**Task to carry out:** Write the lines out exactly as they stand, from the one containing "Write a Python" through the one containing "4.0, 4.5, 5.0]", and only those. Omit pictures.

>> start

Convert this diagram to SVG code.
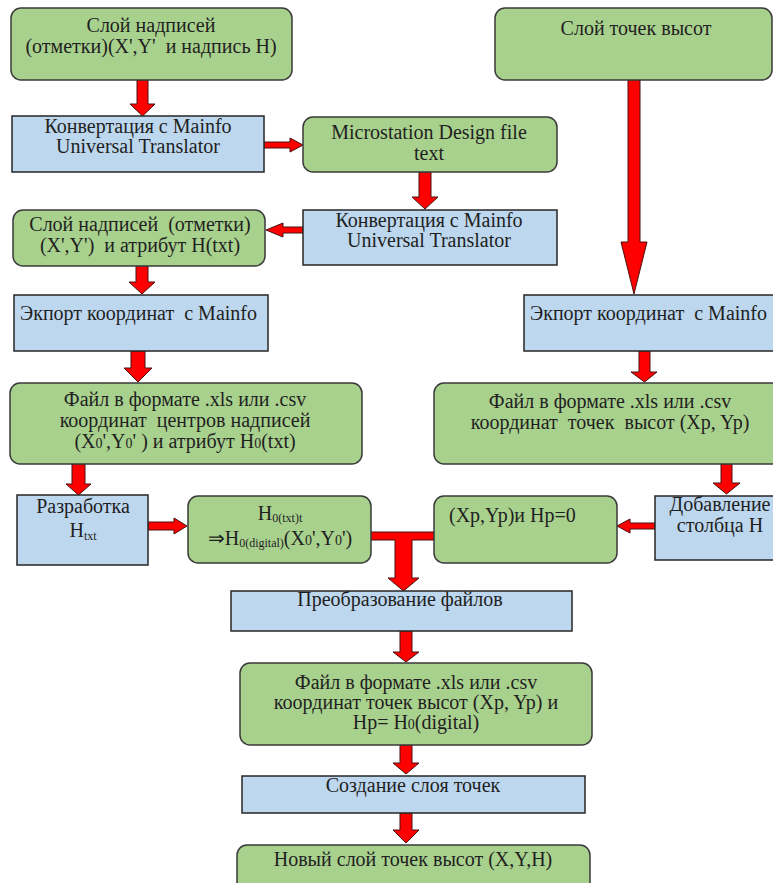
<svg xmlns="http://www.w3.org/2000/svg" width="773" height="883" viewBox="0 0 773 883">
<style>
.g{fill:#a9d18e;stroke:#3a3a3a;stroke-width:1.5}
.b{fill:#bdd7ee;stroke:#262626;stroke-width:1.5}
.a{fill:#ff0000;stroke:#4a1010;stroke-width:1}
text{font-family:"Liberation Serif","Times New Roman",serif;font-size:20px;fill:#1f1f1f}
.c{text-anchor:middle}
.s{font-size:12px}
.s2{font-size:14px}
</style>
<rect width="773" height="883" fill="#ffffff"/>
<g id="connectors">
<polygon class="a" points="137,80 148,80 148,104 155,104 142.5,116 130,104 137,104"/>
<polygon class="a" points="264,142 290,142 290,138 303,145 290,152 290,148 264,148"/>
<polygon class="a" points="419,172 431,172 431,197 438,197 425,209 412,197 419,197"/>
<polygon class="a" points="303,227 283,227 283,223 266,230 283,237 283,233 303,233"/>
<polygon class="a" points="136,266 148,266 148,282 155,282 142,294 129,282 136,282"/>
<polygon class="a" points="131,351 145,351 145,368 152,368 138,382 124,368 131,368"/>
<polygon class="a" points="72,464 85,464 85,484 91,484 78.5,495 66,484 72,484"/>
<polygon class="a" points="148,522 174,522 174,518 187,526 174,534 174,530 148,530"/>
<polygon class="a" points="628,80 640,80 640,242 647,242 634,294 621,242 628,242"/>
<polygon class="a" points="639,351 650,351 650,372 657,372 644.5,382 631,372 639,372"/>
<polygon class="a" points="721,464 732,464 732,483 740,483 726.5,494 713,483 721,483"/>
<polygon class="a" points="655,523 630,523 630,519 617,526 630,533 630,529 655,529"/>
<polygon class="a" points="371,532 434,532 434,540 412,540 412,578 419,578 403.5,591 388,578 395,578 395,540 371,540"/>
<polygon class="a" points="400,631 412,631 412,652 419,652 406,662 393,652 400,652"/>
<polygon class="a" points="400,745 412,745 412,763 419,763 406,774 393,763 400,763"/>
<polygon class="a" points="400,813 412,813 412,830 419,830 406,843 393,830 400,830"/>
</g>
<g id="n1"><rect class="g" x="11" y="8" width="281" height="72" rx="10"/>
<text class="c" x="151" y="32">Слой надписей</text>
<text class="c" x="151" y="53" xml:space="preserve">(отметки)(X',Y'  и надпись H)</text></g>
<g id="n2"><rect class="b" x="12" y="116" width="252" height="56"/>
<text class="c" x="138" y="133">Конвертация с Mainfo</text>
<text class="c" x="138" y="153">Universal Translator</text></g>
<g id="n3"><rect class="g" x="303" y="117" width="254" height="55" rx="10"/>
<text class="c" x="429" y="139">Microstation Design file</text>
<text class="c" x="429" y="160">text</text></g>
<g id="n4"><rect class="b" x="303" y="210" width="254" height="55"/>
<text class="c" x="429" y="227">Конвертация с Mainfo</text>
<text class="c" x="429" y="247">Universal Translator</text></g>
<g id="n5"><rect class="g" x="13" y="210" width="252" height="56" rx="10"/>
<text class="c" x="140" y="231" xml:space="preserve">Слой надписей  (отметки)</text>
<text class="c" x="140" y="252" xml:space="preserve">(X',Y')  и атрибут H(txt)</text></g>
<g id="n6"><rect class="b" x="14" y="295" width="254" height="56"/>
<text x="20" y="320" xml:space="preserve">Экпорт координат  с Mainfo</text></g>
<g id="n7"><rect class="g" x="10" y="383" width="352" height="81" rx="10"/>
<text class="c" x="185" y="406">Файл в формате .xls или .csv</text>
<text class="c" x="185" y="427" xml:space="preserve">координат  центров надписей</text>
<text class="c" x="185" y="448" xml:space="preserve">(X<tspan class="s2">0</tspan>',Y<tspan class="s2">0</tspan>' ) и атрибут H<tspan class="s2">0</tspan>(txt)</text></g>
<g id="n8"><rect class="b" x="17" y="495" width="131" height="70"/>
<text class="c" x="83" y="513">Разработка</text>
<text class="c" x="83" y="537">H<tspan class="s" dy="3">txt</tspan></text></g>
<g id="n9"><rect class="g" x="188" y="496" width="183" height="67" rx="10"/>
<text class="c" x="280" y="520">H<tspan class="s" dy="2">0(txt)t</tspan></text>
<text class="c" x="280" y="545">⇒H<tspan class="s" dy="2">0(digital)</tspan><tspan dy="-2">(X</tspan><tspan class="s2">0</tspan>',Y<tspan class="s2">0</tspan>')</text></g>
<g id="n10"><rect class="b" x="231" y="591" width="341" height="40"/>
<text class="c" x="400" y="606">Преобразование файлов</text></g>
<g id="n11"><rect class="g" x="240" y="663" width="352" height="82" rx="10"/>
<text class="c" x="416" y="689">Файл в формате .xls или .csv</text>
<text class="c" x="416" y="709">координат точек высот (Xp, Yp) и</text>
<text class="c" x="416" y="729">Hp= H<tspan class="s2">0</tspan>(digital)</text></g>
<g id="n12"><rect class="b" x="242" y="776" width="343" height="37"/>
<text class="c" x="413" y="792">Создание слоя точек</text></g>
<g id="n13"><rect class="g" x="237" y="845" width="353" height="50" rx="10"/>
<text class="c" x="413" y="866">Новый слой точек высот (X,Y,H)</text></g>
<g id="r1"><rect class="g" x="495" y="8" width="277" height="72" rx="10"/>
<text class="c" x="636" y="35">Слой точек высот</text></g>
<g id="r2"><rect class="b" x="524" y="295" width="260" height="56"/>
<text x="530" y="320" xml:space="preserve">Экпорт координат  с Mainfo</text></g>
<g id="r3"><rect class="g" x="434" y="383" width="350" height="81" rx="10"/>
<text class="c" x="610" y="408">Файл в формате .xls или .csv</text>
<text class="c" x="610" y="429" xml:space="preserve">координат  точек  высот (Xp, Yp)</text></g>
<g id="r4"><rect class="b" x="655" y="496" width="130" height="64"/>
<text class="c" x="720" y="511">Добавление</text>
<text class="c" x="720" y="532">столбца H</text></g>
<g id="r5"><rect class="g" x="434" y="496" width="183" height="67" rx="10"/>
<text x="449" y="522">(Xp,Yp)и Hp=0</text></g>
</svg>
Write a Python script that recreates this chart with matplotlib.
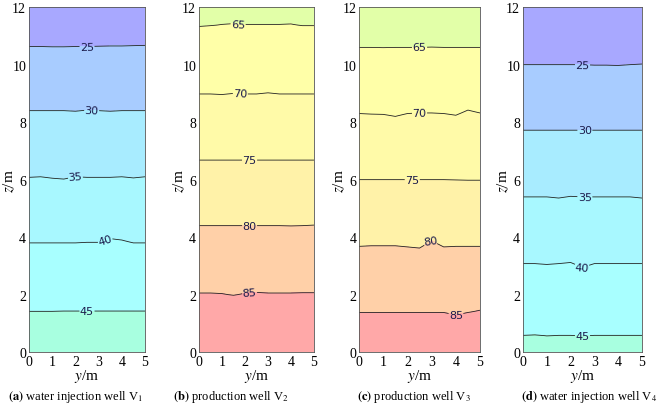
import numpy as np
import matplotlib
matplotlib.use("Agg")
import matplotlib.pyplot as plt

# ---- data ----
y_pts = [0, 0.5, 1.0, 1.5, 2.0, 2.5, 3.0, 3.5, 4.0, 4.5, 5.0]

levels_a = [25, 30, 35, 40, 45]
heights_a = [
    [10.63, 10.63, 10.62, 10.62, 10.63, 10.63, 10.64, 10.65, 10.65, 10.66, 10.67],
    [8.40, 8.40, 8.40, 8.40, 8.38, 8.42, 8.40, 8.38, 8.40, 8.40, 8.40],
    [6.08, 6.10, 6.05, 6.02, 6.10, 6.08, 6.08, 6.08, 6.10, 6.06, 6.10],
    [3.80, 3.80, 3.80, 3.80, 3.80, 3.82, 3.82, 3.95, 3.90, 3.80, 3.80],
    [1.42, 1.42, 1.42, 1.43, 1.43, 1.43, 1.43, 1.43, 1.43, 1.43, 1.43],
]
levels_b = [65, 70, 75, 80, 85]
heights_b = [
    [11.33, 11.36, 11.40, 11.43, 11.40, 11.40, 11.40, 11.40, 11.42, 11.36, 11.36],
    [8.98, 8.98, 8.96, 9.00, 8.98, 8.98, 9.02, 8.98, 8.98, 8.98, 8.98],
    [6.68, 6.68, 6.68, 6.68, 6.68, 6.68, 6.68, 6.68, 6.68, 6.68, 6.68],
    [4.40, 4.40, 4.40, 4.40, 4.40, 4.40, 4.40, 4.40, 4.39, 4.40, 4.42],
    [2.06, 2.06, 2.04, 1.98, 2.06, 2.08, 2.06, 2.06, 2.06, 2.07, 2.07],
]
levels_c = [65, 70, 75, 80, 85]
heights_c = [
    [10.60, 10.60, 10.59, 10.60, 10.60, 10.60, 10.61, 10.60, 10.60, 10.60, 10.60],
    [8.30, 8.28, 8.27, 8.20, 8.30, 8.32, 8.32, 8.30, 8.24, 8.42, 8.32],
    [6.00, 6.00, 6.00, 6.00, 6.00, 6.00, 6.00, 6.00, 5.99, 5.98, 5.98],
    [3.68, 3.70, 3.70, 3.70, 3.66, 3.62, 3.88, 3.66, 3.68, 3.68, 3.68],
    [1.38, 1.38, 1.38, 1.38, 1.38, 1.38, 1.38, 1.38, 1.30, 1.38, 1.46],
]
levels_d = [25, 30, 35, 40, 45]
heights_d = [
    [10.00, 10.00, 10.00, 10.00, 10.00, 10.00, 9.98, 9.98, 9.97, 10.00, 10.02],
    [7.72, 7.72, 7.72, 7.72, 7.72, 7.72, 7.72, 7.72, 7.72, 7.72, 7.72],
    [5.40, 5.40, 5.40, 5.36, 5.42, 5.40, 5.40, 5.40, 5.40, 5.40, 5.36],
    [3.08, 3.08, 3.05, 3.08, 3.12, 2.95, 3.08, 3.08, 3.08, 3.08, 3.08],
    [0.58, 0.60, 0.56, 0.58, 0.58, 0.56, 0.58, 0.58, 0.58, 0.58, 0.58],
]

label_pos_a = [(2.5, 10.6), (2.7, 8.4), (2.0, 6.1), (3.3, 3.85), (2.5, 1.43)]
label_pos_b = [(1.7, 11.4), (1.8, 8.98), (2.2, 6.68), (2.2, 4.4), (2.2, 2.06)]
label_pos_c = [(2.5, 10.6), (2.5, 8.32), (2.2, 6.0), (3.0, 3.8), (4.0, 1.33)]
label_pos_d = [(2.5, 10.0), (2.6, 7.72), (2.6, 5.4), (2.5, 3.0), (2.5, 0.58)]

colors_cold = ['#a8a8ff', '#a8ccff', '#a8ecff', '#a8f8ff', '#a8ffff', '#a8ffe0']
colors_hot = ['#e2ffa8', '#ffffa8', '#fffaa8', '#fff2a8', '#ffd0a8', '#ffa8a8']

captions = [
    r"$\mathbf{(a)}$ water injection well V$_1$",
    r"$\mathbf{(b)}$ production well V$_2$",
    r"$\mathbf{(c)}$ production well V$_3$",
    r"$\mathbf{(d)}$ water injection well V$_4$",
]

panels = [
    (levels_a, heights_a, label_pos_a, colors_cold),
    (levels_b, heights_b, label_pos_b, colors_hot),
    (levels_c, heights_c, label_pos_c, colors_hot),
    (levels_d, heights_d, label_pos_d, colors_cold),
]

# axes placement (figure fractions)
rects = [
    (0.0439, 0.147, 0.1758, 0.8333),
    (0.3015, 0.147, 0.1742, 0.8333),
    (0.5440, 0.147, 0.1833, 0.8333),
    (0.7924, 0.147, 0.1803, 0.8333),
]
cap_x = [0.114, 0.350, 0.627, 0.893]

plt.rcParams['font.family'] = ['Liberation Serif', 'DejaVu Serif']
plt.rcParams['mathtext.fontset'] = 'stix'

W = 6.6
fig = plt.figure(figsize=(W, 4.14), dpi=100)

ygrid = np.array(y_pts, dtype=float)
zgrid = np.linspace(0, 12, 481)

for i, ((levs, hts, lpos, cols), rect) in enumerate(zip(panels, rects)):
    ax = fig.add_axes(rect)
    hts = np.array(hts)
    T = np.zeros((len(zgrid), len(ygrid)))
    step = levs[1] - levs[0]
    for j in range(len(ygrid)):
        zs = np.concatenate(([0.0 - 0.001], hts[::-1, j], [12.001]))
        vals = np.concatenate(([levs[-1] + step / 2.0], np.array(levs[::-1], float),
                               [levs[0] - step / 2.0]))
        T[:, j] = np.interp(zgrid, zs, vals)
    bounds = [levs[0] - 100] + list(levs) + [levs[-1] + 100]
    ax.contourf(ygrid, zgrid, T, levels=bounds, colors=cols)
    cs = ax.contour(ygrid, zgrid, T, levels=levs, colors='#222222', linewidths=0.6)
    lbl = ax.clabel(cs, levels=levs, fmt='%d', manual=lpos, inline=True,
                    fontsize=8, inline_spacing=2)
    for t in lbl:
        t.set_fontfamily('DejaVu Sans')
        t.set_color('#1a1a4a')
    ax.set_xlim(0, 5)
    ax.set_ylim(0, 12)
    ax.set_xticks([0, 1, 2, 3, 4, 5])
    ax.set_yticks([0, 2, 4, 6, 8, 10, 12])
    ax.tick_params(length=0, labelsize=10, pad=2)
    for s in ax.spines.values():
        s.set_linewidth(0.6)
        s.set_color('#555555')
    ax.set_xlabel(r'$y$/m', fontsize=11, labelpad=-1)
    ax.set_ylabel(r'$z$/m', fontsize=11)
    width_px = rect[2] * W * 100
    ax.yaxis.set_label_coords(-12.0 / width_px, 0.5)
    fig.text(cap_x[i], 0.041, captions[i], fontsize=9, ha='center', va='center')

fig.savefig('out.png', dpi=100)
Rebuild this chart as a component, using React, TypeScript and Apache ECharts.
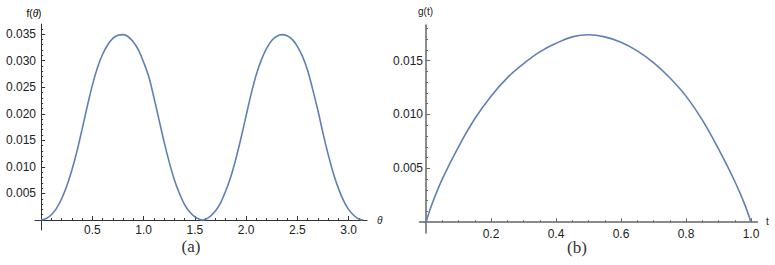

>> end

**Result:**
Write a Python script that recreates this chart with matplotlib.
import numpy as np
import matplotlib
matplotlib.use("Agg")
import matplotlib.pyplot as plt

# ---- data ----
y_pts = [0, 0.5, 1.0, 1.5, 2.0, 2.5, 3.0, 3.5, 4.0, 4.5, 5.0]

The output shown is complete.